Tuesday, November 1, 2016


Escalante is a town of 800 + quirky inhabitants, surrounded by nature -- the ever-so-scenic Grand Staircase-Escalante National Monument. The Escalante River and various tributaries meander nearby, so there is endless landscape to explore, including numerous canyons to paint. The Dixie National Forest offers ponderosa pine forests, aspen groves, and reservoirs.

Since I'm actually more of a studio artist, careful planning is required to do mixed media collage pieces out there in the desert. Luckily I could borrow a folding chair and table to use.

This is where I set up to paint rabbit brush for the paint out, as the requirement was to paint on public land.

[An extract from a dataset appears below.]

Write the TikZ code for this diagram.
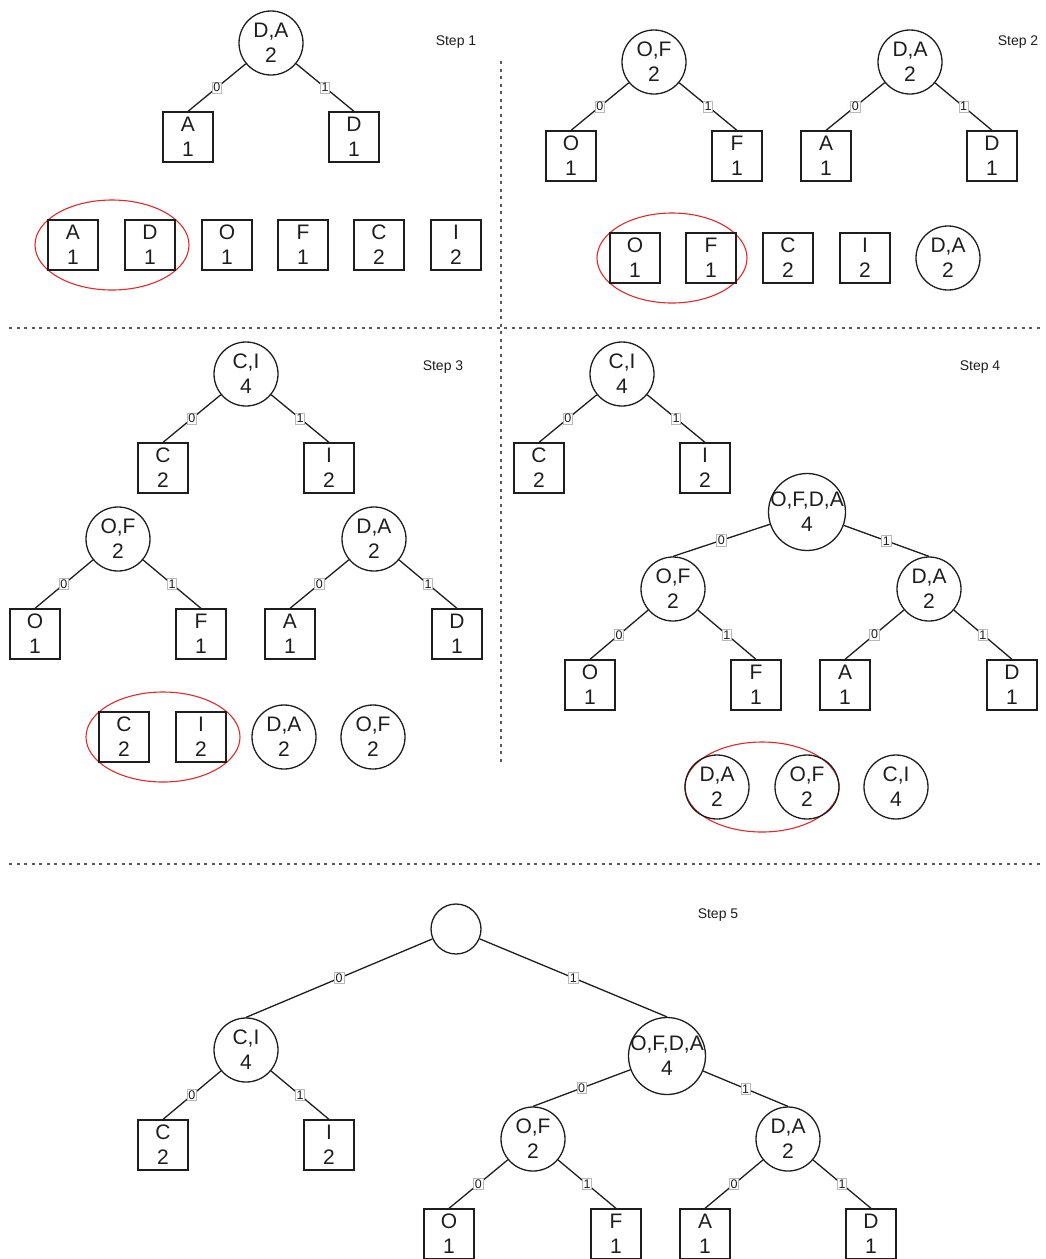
\documentclass[tikz,border=0pt]{standalone}
\usepackage{fontspec}
\setmainfont{Liberation Sans}
\usetikzlibrary{shapes.geometric}
\definecolor{redc}{RGB}{228,40,40}
\definecolor{inkc}{RGB}{30,30,30}
\definecolor{sepc}{RGB}{90,90,90}
\newcommand\nfont{\fontsize{21}{25}\selectfont}
\newcommand\sfontx{\fontsize{14}{16}\selectfont}
\newcommand\lfont{\fontsize{12.5}{13}\selectfont}
\tikzset{
  sq/.style={draw=inkc, line width=1.3pt, minimum size=50pt, inner sep=0pt, align=center, font=\nfont, text=inkc},
  circ/.style={draw=inkc, line width=1.3pt, circle, minimum size=64pt, inner sep=0pt},
  bigcirc/.style={draw=inkc, line width=1.3pt, circle, minimum size=77pt, inner sep=0pt},
  rootcirc/.style={draw=inkc, line width=1.3pt, circle, minimum size=50pt, inner sep=0pt},
  ctext/.style={align=center, inner sep=0pt, font=\nfont, text=inkc},
  edge/.style={draw=inkc, line width=1.3pt},
  lbl/.style={draw=gray!55, fill=white, inner sep=1.2pt, font=\lfont, text=inkc, line width=0.7pt},
  steplbl/.style={font=\sfontx, text=inkc, inner sep=0pt},
  sel/.style={draw=redc, line width=1.1pt, ellipse, minimum width=154pt, minimum height=90pt, inner sep=0pt},
  sepline/.style={draw=sepc, line width=1.2pt, dash pattern=on 3pt off 4.5pt}
}
\newcommand{\cn}[5]{%
  \node[#1] (#2) at (#3) {};
  \node[ctext] (#2-t) at (#2.center) {#4\\#5};
}
\begin{document}
\begin{tikzpicture}[x=1pt,y=-1pt]
\useasboundingbox (0,0) rectangle (1045,1259);

% separators
\draw[sepline] (501,61) -- (501,762);
\draw[sepline] (9,328) -- (1041,328);
\draw[sepline] (9,864) -- (1041,864);

% ---------------- Step 1
\node[steplbl] (t1) at (456,42) {Step 1};
\cn{circ}{da1}{271,43}{D,A}{2}
\node[sq] (s1a) at (188,137) {A\\1};
\node[sq] (s1d) at (354,137) {D\\1};
\draw[edge] (da1) -- node[lbl]{0} (s1a.north);
\draw[edge] (da1) -- node[lbl]{1} (s1d.north);
\node[sel] (e1) at (112,245) {};
\node[sq] (r1a) at (73,245) {A\\1};
\node[sq] (r1d) at (150,245) {D\\1};
\node[sq] (r1o) at (227,245) {O\\1};
\node[sq] (r1f) at (303,245) {F\\1};
\node[sq] (r1c) at (379,245) {C\\2};
\node[sq] (r1i) at (456,245) {I\\2};

% ---------------- Step 2
\node[steplbl] (t2) at (1018,42) {Step 2};
\cn{circ}{of2}{654,62}{O,F}{2}
\node[sq] (s2o) at (571,156) {O\\1};
\node[sq] (s2f) at (737,156) {F\\1};
\draw[edge] (of2) -- node[lbl]{0} (s2o.north);
\draw[edge] (of2) -- node[lbl]{1} (s2f.north);
\cn{circ}{da2}{910,62}{D,A}{2}
\node[sq] (s2a) at (826,156) {A\\1};
\node[sq] (s2d) at (992,156) {D\\1};
\draw[edge] (da2) -- node[lbl]{0} (s2a.north);
\draw[edge] (da2) -- node[lbl]{1} (s2d.north);
\node[sel, minimum width=150pt] (e2) at (672,258) {};
\node[sq] (r2o) at (635,258) {O\\1};
\node[sq] (r2f) at (711,258) {F\\1};
\node[sq] (r2c) at (788,258) {C\\2};
\node[sq] (r2i) at (865,258) {I\\2};
\cn{circ}{r2da}{948,258}{D,A}{2}

% ---------------- Step 3
\node[steplbl] (t3) at (443,367) {Step 3};
\cn{circ}{ci3}{246,374}{C,I}{4}
\node[sq] (s3c) at (163,468) {C\\2};
\node[sq] (s3i) at (329,468) {I\\2};
\draw[edge] (ci3) -- node[lbl]{0} (s3c.north);
\draw[edge] (ci3) -- node[lbl]{1} (s3i.north);
\cn{circ}{of3}{118,539}{O,F}{2}
\node[sq] (s3o) at (35,634) {O\\1};
\node[sq] (s3f) at (201,634) {F\\1};
\draw[edge] (of3) -- node[lbl]{0} (s3o.north);
\draw[edge] (of3) -- node[lbl]{1} (s3f.north);
\cn{circ}{da3}{374,539}{D,A}{2}
\node[sq] (s3a) at (290,634) {A\\1};
\node[sq] (s3d) at (457,634) {D\\1};
\draw[edge] (da3) -- node[lbl]{0} (s3a.north);
\draw[edge] (da3) -- node[lbl]{1} (s3d.north);
\node[sel] (e3) at (163,737) {};
\node[sq] (r3c) at (124,737) {C\\2};
\node[sq] (r3i) at (201,737) {I\\2};
\cn{circ}{r3da}{284,737}{D,A}{2}
\cn{circ}{r3of}{373,737}{O,F}{2}

% ---------------- Step 4
\node[steplbl] (t4) at (980,367) {Step 4};
\cn{circ}{ci4}{622,374}{C,I}{4}
\node[sq] (s4c) at (539,468) {C\\2};
\node[sq] (s4i) at (705,468) {I\\2};
\draw[edge] (ci4) -- node[lbl]{0} (s4c.north);
\draw[edge] (ci4) -- node[lbl]{1} (s4i.north);
\cn{bigcirc}{ofda4}{807,512}{O,F,D,A}{4}
\cn{circ}{of4}{673,589}{O,F}{2}
\cn{circ}{da4}{929,589}{D,A}{2}
\draw[edge] (ofda4) -- node[lbl]{0} (of4.north);
\draw[edge] (ofda4) -- node[lbl]{1} (da4.north);
\node[sq] (s4o) at (590,685) {O\\1};
\node[sq] (s4f) at (756,685) {F\\1};
\draw[edge] (of4) -- node[lbl]{0} (s4o.north);
\draw[edge] (of4) -- node[lbl]{1} (s4f.north);
\node[sq] (s4a) at (845,685) {A\\1};
\node[sq] (s4d) at (1012,685) {D\\1};
\draw[edge] (da4) -- node[lbl]{0} (s4a.north);
\draw[edge] (da4) -- node[lbl]{1} (s4d.north);
\node[sel] (e4) at (762,787) {};
\cn{circ}{r4da}{717,787}{D,A}{2}
\cn{circ}{r4of}{807,787}{O,F}{2}
\cn{circ}{r4ci}{896,787}{C,I}{4}

% ---------------- Step 5
\node[steplbl] (t5) at (718,915) {Step 5};
\node[rootcirc] (root5) at (456,929) {};
\cn{circ}{ci5}{246,1050}{C,I}{4}
\cn{bigcirc}{ofda5}{667,1056}{O,F,D,A}{4}
\draw[edge] (root5) -- node[lbl]{0} (ci5.north);
\draw[edge] (root5) -- node[lbl]{1} (ofda5.north);
\node[sq] (s5c) at (163,1145) {C\\2};
\node[sq] (s5i) at (329,1145) {I\\2};
\draw[edge] (ci5) -- node[lbl]{0} (s5c.north);
\draw[edge] (ci5) -- node[lbl]{1} (s5i.north);
\cn{circ}{of5}{533,1139}{O,F}{2}
\cn{circ}{da5}{788,1139}{D,A}{2}
\draw[edge] (ofda5) -- node[lbl]{0} (of5.north);
\draw[edge] (ofda5) -- node[lbl]{1} (da5.north);
\node[sq] (s5o) at (449,1234) {O\\1};
\node[sq] (s5f) at (616,1234) {F\\1};
\draw[edge] (of5) -- node[lbl]{0} (s5o.north);
\draw[edge] (of5) -- node[lbl]{1} (s5f.north);
\node[sq] (s5a) at (705,1234) {A\\1};
\node[sq] (s5d) at (871,1234) {D\\1};
\draw[edge] (da5) -- node[lbl]{0} (s5a.north);
\draw[edge] (da5) -- node[lbl]{1} (s5d.north);
\end{tikzpicture}
\end{document}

This is the trailhead for the Lower Box Death (Wilderness) Trail -- along Pine Creek. A favorite trail. See the painting, below.

Ghost Car on the Desert Floor - 8 x 10. The story collaged
underneath the painting was also told to me by an Escalante
"native" -- and I will post the entire fun story in the future. I traded
this painting for a pastel by Bonnie Zahn Griffith.

This most fabulous plein air art festival happens every year during the last week of September. 2016 was my 4th year, and I am hooked. Every year between 80 - 100 artists come from all over the U.S. (and occasionally beyond) to participate. A few have returned every year since it began. Each year I make a few new friends. Since I was fortunate enough to live there from 10/2014 to 10/2016, I also became friends with several inhabitants, a fascinating bunch of characters for sure.

I'm happy to report that while some artists painted 5 paintings every day, I painted 5 paintings total, but the good news is they all found good homes!!! Also, what you can't see in these photos is that each painting is wearing "bling" in the form of glittering bits of crinkled and painted aluminum foil. While this might sound tacky, it looks so fun. And, hey. We all need a gimmick.

Leaves of a Book at 9 x 12 - a contemporary painting in a traditional frame. SOLD to a writer who lives in nearby 
Boulder, UT. A story is told on the trees. A friend who grew up in Escalante told a story about how as a child he sold 
cockle burrs to tourists for 25 cents each, told 'em they were porcupine eggs and to put 'em under their armpits to hatch.

This is a ponderosa pine showing the
prevalent red rocks one sees along the
Hell's Backbone Road north of Escalante.
This and a companion piece of a pinyon pine
SOLD to a couple from S. California.

Rabbit Brush painting at 5 x 7,
inside a frame made of rabbit brush
stems I had collected and cut to fit.
This piece went to a California patron.